If you fail to meet these tests, CRA may consider all or part of your property ineligible for the principal residence exemption and you could pay some tax on a sale of the home later.

2. Change in use

If you’re considered to have changed the use of your property (or part thereof) from a personal-use property to an income-producing property, or the other way around, you’re deemed to have sold the property, and to have reacquired it, at fair market value at the time of the change in use. So, if the property has appreciated in value, there could be some tax to pay on the change in use. A change in use can also take place when a property is simply used more (or less) for income-producing purposes than in the past.

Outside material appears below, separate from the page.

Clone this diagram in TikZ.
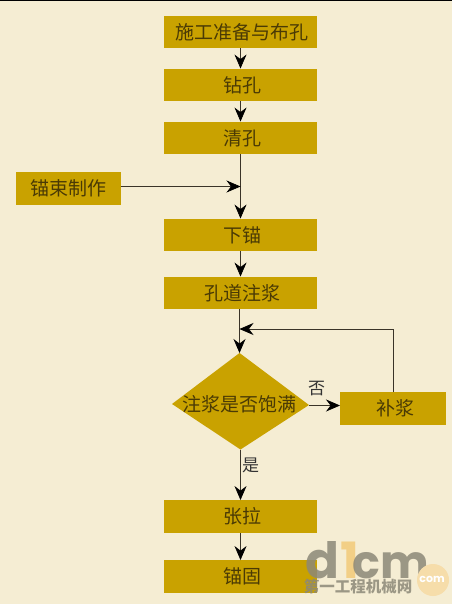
\documentclass[tikz,border=0pt]{standalone}
\usepackage{fontspec}
\setmainfont{Noto Sans CJK SC}[Scale=1]
\newfontfamily\logofont{Poppins}
\usetikzlibrary{arrows.meta}
\definecolor{bgc}{HTML}{F5EDD3}
\definecolor{boxc}{HTML}{C9A200}
\definecolor{txtc}{HTML}{4A3A05}
\definecolor{linec}{HTML}{3A3428}
\definecolor{logogray}{HTML}{8C8878}
\definecolor{logoone}{HTML}{F2CC7E}
\definecolor{logoball}{HTML}{F6DDAA}
\tikzset{
  lbl/.style={font=\fontsize{19}{19}\selectfont,text=txtc,inner sep=0pt,text height=16pt,text depth=1.6pt},
  stepbox/.style={fill=boxc,draw=none,minimum width=153pt,minimum height=32.5pt,lbl,execute at begin node=\hspace{3pt}},
  sidebox/.style={fill=boxc,draw=none,minimum width=105pt,minimum height=33pt,lbl},
  link/.style={draw=linec,line width=0.7pt,-{Stealth[length=14pt,width=12pt,color=black]}},
  plain/.style={draw=linec,line width=0.7pt},
  edgetxt/.style={font=\fontsize{17}{17}\selectfont,text=black!80,inner sep=0pt},
  logoltr/.style={inner sep=0pt,anchor=base,font=\logofont\bfseries\fontsize{50}{50}\selectfont},
}
\begin{document}
\begin{tikzpicture}[x=1pt,y=-1pt]
\useasboundingbox (0,0) rectangle (452,604);
\fill[bgc] (0,0) rectangle (452,604);
\fill[black] (0,0) rectangle (452,1);

\node[stepbox] (a) at (240.5,32) {施工准备与布孔};
\node[stepbox] (b) at (240.5,85) {钻孔};
\node[stepbox] (c) at (240.5,138) {清孔};
\node[sidebox] (s) at (68,188.5) {锚束制作};
\node[stepbox] (d) at (240.5,235) {下锚};
\node[stepbox] (e) at (240.5,293) {孔道注浆};
\coordinate (ftop) at (239.5,353);
\coordinate (fright) at (309,405);
\coordinate (fbot) at (240.5,449.5);
\coordinate (fleft) at (172,404);
\fill[boxc] (ftop) -- (fright) -- (fbot) -- (fleft) -- cycle;
\node[lbl] (f) at (239.5,404) {注浆是否饱满};
\node[sidebox,minimum width=106pt,execute at begin node=\hspace{5pt}] (g) at (393,408.5) {补浆};
\node[stepbox] (h) at (240.5,516.5) {张拉};
\node[stepbox] (i) at (240.5,576.5) {锚固};

\coordinate (j1) at (240.5,186.5);
\coordinate (j2) at (239.5,329);
\coordinate (g1) at (393,329);
\coordinate (eout) at (239.5,309);
\coordinate (gin) at (340,405.5);

\draw[link] (a.south) -- (b.north);
\draw[link] (b.south) -- (c.north);
\draw[link] (c.south) -- (d.north);
\draw[link] (s.east |- j1) -- (j1);
\draw[link] (d.south) -- (e.north);
\draw[link] (eout) -- (ftop);
\draw[plain] (g.north) -- (g1);
\draw[link] (g1) -- (j2);
\draw[link] (fright |- gin) -- (gin);
\draw[link] (fbot) -- (h.north);
\draw[link] (h.south) -- (i.north);

\node[edgetxt] (no) at (316.5,389) {否};
\node[edgetxt] (yes) at (250.5,465) {是};

% watermark
\node[logoltr,opacity=.85,text=logogray] (w1) at (322.5,578) {d};
\node[logoltr,opacity=.9,text=logoone] (w2) at (350,578) {1};
\node[logoltr,opacity=.85,text=logogray,font=\logofont\bfseries\fontsize{46}{46}\selectfont] (w3) at (390.5,578) {cm};
\fill[logoball] (433,580) circle (16);
\node[inner sep=0pt,text=white,font=\logofont\bfseries\fontsize{11}{11}\selectfont] (wc) at (432,579) {com};
\node[inner sep=0pt,opacity=.85,font=\bfseries\fontsize{15.5}{15.5}\selectfont,text=logogray] (w4) at (358,587) {第一工程机械网};
\end{tikzpicture}
\end{document}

If you’re converting your principal residence fully or partially to an income-producing property, the deemed disposition from the change in use could result in a capital gain, which may be eliminated or reduced by use of your principal residence exemption. In addition, it’s possible to file a special “no change in use” election with the CRA in which case a change in use will be deemed not to have occurred – but the rules are complex, so visit a tax pro to talk about it.

3. Reporting income

If you earn rental income, you’re generally required to report it on your tax return. You should use Form T776 for this purpose and file it with your tax return. If you’re renting all or part of your home at a rate less than fair market value (perhaps to a family member, for example) and you expect to incur a loss on the rental activity, then you aren’t required to report rents and you’re not entitled to claim deductions. CRA views this as more of a cost-sharing arrangement, and the taxman doesn’t want you claiming losses year after year from this activity (losses, after all, can be applied against other income and will save tax).

4. Deducting expenses

Renting out part of your home is going to entitle you to deductions for costs you’re paying for anyway. Deductions can include: A portion of mortgage interest, property taxes, insurance, repairs and maintenance, landscaping, utilities, CCA (depreciation) on fixed assets like furniture, computers, your car, or even your home itself (but this is not generally recommended in most cases since claiming CCA on your residence can jeopardize the principal residence exemption, as I noted above), advertising costs, office expenses, professional fees, management fees, salaries or wages, travel costs, and car expenses, to name the most common deductions. Sorry, but you can’t deduct land transfer taxes, mortgage principal, penalties, personal expenses or the cost of your own labour.